アルゴリズムの挙動を熟知した上で露出を調整するのには慣れが必要だが、--sigmod 2 --slog 1で大体の場合はOKだ。しかし、正直なところ、Lightroom自動露出補正してからPhotoshopで合成した方が楽だ。とはいえアドビ税を払いたくない人も多いだろうから、OSSのコマンドで合成ができるというのも悪くないだろう。

コマンドの詳細な仕様は以下のようになっている。

jkzr_combine [-h] \
   [--multiply num] [--sigmoid num] [--slog num] \
   [--resize num] [--sharp num] \
   output_path input_paths [input_paths ...]

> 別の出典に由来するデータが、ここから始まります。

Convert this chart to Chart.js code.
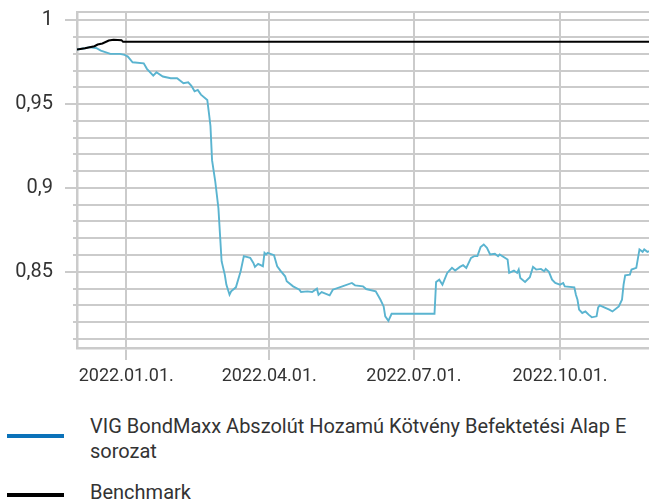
<!DOCTYPE html>
<html>
<head>
<meta charset="utf-8">
<script src="https://cdn.jsdelivr.net/npm/chart.js@4/dist/chart.umd.min.js"></script>
<style>
  body { margin: 0; background: #fff; font-family: Roboto, sans-serif; color: #333; }
  #wrap { position: relative; width: 649px; height: 500px; overflow: hidden; }
  #chart-box { position: absolute; left: 0; top: 0; width: 649px; height: 392px; }
  .swatch { position: absolute; left: 7px; width: 57px; height: 4px; }
  .legend-text { position: absolute; left: 90px; width: 552px; font-size: 20px; line-height: 25px; }
</style>
</head>
<body>
<div id="wrap">
  <div id="chart-box"><canvas id="fund-chart"></canvas></div>
  <div id="legend"></div>
</div>
<script>
// napok 2022.01.01-tol szamolva
const fundDays = [-31, -26, -23, -19, -16, -10, -4, -1, 1, 4, 11, 13, 17, 19, 23, 28, 32, 36, 39, 41, 43, 45, 47, 51,
  52, 53, 54, 56, 58, 59, 60, 62, 63, 65, 66, 69, 72, 74, 78, 80, 81, 83, 86, 87, 88, 89, 93, 95, 97, 100, 101, 105,
  109, 110, 114, 117, 120, 121, 123, 128, 130, 136, 142, 144, 149, 151, 157, 160, 162, 163, 165, 167, 194, 195, 197,
  199, 202, 205, 207, 210, 212, 214, 217, 219, 221, 223, 225, 227, 229, 232, 234, 235, 240, 241, 244, 246, 247, 248,
  251, 254, 256, 258, 261, 263, 264, 266, 268, 270, 273, 275, 276, 282, 283, 284, 285, 287, 289, 291, 293, 296, 297,
  298, 304, 306, 310, 312, 313, 314, 317, 318, 321, 323, 325, 326, 328, 329];
const fundValues = [0.9826, 0.9834, 0.9840, 0.9835, 0.9820, 0.9800, 0.9800, 0.9794, 0.9784, 0.9750, 0.9744, 0.9711,
  0.9670, 0.9690, 0.9665, 0.9655, 0.9655, 0.9625, 0.9630, 0.9610, 0.9577, 0.9585, 0.9557, 0.9525,
  0.9450, 0.9370, 0.9166, 0.9040, 0.8880, 0.8723, 0.8563, 0.8483, 0.8423, 0.8363, 0.8383, 0.8407, 0.8503, 0.8593,
  0.8583, 0.8553, 0.8529, 0.8547, 0.8533, 0.8613, 0.8603, 0.8613, 0.8599, 0.8533, 0.8507, 0.8473, 0.8443, 0.8413,
  0.8393, 0.8379, 0.8383, 0.8379, 0.8399, 0.8363, 0.8379, 0.8359, 0.8393, 0.8413, 0.8433, 0.8419, 0.8413, 0.8397,
  0.8383, 0.8333, 0.8293, 0.8234, 0.8207, 0.8249, 0.8249, 0.8439, 0.8453,
  0.8423, 0.8493, 0.8523, 0.8507, 0.8529, 0.8539, 0.8523, 0.8583, 0.8593, 0.8593, 0.8647, 0.8663, 0.8643, 0.8603,
  0.8607, 0.8593, 0.8603, 0.8573, 0.8493, 0.8507, 0.8493, 0.8513, 0.8463,
  0.8439, 0.8467, 0.8529, 0.8513, 0.8517, 0.8503, 0.8517, 0.8499, 0.8453, 0.8433, 0.8423, 0.8433, 0.8413, 0.8407,
  0.8363, 0.8333, 0.8274, 0.8254, 0.8263, 0.8244, 0.8228, 0.8234, 0.8287,
  0.8299, 0.8274, 0.8263, 0.8293, 0.8333, 0.8423, 0.8479, 0.8483, 0.8513, 0.8523, 0.8633, 0.8619, 0.8633, 0.8619,
  0.8623];

const benchDays = [-31, -26, -20, -18, -15, -11, -8, -3, -2, 329];
const benchValues = [0.9826, 0.9834, 0.9846, 0.9856, 0.9862, 0.9880, 0.9884, 0.9882, 0.9872, 0.9872];

const seriesNames = ["VIG BondMaxx Abszolút Hozamú Kötvény Befektetési Alap E sorozat", "Benchmark"];

const xTickDays = [0, 90, 181, 273];
const xTickLabels = ["2022.01.01.", "2022.04.01.", "2022.07.01.", "2022.10.01."];
const yLabelValues = [0.85, 0.9, 0.95, 1];

const gridColor = "#cbcbcb";

function isMajor(v) {
  return yLabelValues.some(l => Math.abs(l - v) < 1e-6);
}

// vizszintes racsvonalak az adatsorok ala + hosszabb osztasvonal a feliratozott ertekeknel
const gridHelper = {
  id: "gridHelper",
  beforeDatasetsDraw(chart) {
    const y = chart.scales.y;
    const area = chart.chartArea;
    const ctx = chart.ctx;
    ctx.save();
    ctx.strokeStyle = gridColor;
    ctx.lineWidth = 2;
    y.ticks.forEach(t => {
      const py = Math.round(y.getPixelForValue(t.value));
      ctx.beginPath();
      ctx.moveTo(area.left, py);
      ctx.lineTo(area.right, py);
      ctx.stroke();
    });
    yLabelValues.forEach(v => {
      const py = Math.round(y.getPixelForValue(v));
      ctx.beginPath();
      ctx.moveTo(area.left - 12, py);
      ctx.lineTo(area.left, py);
      ctx.stroke();
    });
    ctx.restore();
  }
};

let ctx_fund = document.getElementById("fund-chart").getContext("2d");
let chart_fund = new Chart(ctx_fund, {
  type: "line",
  data: {
    datasets: [
      {
        label: seriesNames[0],
        data: fundDays.map((d, i) => ({ x: d, y: fundValues[i] })),
        borderColor: "#5ab4d0",
        borderWidth: 1.9,
        order: 1,
      },
      {
        label: seriesNames[1],
        data: benchDays.map((d, i) => ({ x: d, y: benchValues[i] })),
        borderColor: "#000",
        borderWidth: 2,
        order: 0,
      },
    ],
  },
  options: {
    responsive: true,
    maintainAspectRatio: false,
    animation: false,
    layout: { padding: { left: 12, top: 12, right: 0, bottom: 0 } },
    elements: {
      point: { radius: 0 },
      line: { tension: 0 },
    },
    plugins: {
      legend: { display: false },
      tooltip: { enabled: false },
    },
    scales: {
      x: {
        type: "linear",
        min: -31,
        max: 329,
        afterBuildTicks: (scale) => {
          scale.ticks = xTickDays.map(v => ({ value: v }));
        },
        afterFit: (scale) => {
          scale.height = 44;
          scale.paddingLeft = 0;
          scale.paddingRight = 0;
        },
        ticks: {
          autoSkip: false,
          maxRotation: 0,
          padding: 6,
          color: "#333",
          font: { family: "Roboto", size: 18 },
          callback: (value) => xTickLabels[xTickDays.indexOf(value)],
        },
        grid: { color: gridColor, lineWidth: 2, tickLength: 12, tickColor: gridColor, tickWidth: 2 },
        border: { color: gridColor, width: 2.5 },
      },
      y: {
        min: 0.8045,
        max: 1.005,
        afterBuildTicks: (scale) => {
          const t = [];
          for (let k = 81; k <= 100; k++) t.push({ value: k / 100 });
          t.push({ value: 1.005 });
          scale.ticks = t;
        },
        afterFit: (scale) => {
          scale.width = 65;
          scale.paddingTop = 0;
          scale.paddingBottom = 0;
        },
        ticks: {
          autoSkip: false,
          padding: 20,
          color: "#333",
          font: { family: "Roboto", size: 20 },
          callback: (value) => (isMajor(value) ? String(value).replace(".", ",") : ""),
        },
        grid: {
          color: gridColor,
          lineWidth: 2,
          tickLength: 4,
          tickWidth: 2,
          tickColor: (c) => (c.tick && c.tick.value > 1.001 ? "transparent" : gridColor),
        },
        border: { color: gridColor, width: 2.5 },
      },
    },
  },
  plugins: [gridHelper],
});

// jelmagyarazat
const legendColors = ["#0b72b9", "#000"];
const legendTops = [414, 480];
const legendEl = document.getElementById("legend");
seriesNames.forEach((name, i) => {
  const sw = document.createElement("div");
  sw.className = "swatch";
  sw.style.background = legendColors[i];
  sw.style.top = (i === 0 ? 434 : 493) + "px";
  legendEl.appendChild(sw);
  const tx = document.createElement("div");
  tx.className = "legend-text";
  tx.style.top = legendTops[i] + "px";
  tx.textContent = name;
  legendEl.appendChild(tx);
});
</script>
</body>
</html>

つまり、第1引数に出力ファイルを指定して、第2引数以降に入力ファイルを指定する。出力ファイルと入力ファイルにはJPEGTIFFが指定できる。各種オプションの機能は以下の通り。

  • --multiply num : 出力画像の輝度をN倍する。1が無変化で、1未満なら暗くなり、1超えだと明るくなる。
  • --sigmoid num : 出力画像の中間輝度を変曲点とするシグモイド曲線で補正を行う。0が無変化で、正ならコントラストが高まり、負ならコントラストが低まる。
  • --slog num : 出力画像をスケール対数曲線で補正を行う。0が無変化で、正なら明るくなり、負なら暗くなる。
  • --resize num : 出力画像の長辺がnumピクセルにリサイズする。0なら無変化。
  • --sharp num : 出力画像のシャープネスを増す。0なら無変化。正数ならシャープにし、負数ならぼかす。

ガチな利用法では、RAW現像ソフトで書き出した16ビットTIFFを使うのがよく、その際にはシャープネスはかけずに、コントラストも低めに現像しておくのがよい。明るさは自動調整されるし、合成後の仕上げに明るさやコントラストやシャープネスを調整する方が仕上がりがよくなる。

1EVアンダーで撮影した場合、それを元に戻すには輝度を2倍すればよいことにはなるが、--multiplyは使わない方がよい。白飛びしやすいからだ。--sigmoid 2 --slog 1とか、--sigmod 3 --slog 0.5とかが妥当だろう。シグモイドの変曲点が出力画像の平均輝度に自動設定されるところが重要で、結果的に、明るい画像は暗く調整され、暗い画像は明るく調整される。シグモイドだけで調整するとコントラストが上がりすぎる場合に、スケール対数曲線で微調整する感じだ。シャープネスは0.5から2くらいの間で調整すると良いだろう。


まとめ。SモードでAEブラケットをすると絞りブラケットと同様に絞りを変えて撮影してくれるが、露出が変わってしまう。その露出を後処理で合わせてやって、それから平均合成すれば、古のSTFモードが復活する。面倒な工程が必要ではあるが、結果として得られる画像はかなりいい感じになることが確認できた。露出補正と平均合成は簡単なプログラムで自動化できるので、気軽に試せるようになった。STF処理済みの画像を見てから、処理前の画像を見ると、荒れたボケだなぁと思うようになるだろう。

ていうか、各カメラメーカー様には、ぜひSTFモードをカメラに組み込んでいただきたい。そうすれば、全てのレンズでSTFっぽい絵が得られるのだ。手持ちハイレゾとか電子手ぶれ補正とかで構図のずれを吸収する実装は既に実証されているのだから、手持ちSTFモードだって実装できるはずだ。もっと言えば、露光時間が全速同調時間の4倍以上になるシャッター速度であれば、露光中に絞りを変えることで単写で2EV分の擬似STFが実装できるはずだ。レンズ一体型のカメラなら専用設計できるだろうから、ぜひ検討してみてほしいところだ。検討はした上で優先度の問題で見送りになっている気もするが、そこはファンの声を受けて再検討してほしい。それにはファンが声を上げないと。STFモードがダメでも、せめて絞りブラケットだけは実装してほしい。それがあれば単にPhotoshopとかで平均合成すればSTFモードと同じ結果が得られ、やたら複雑な露出の調整が不要になる。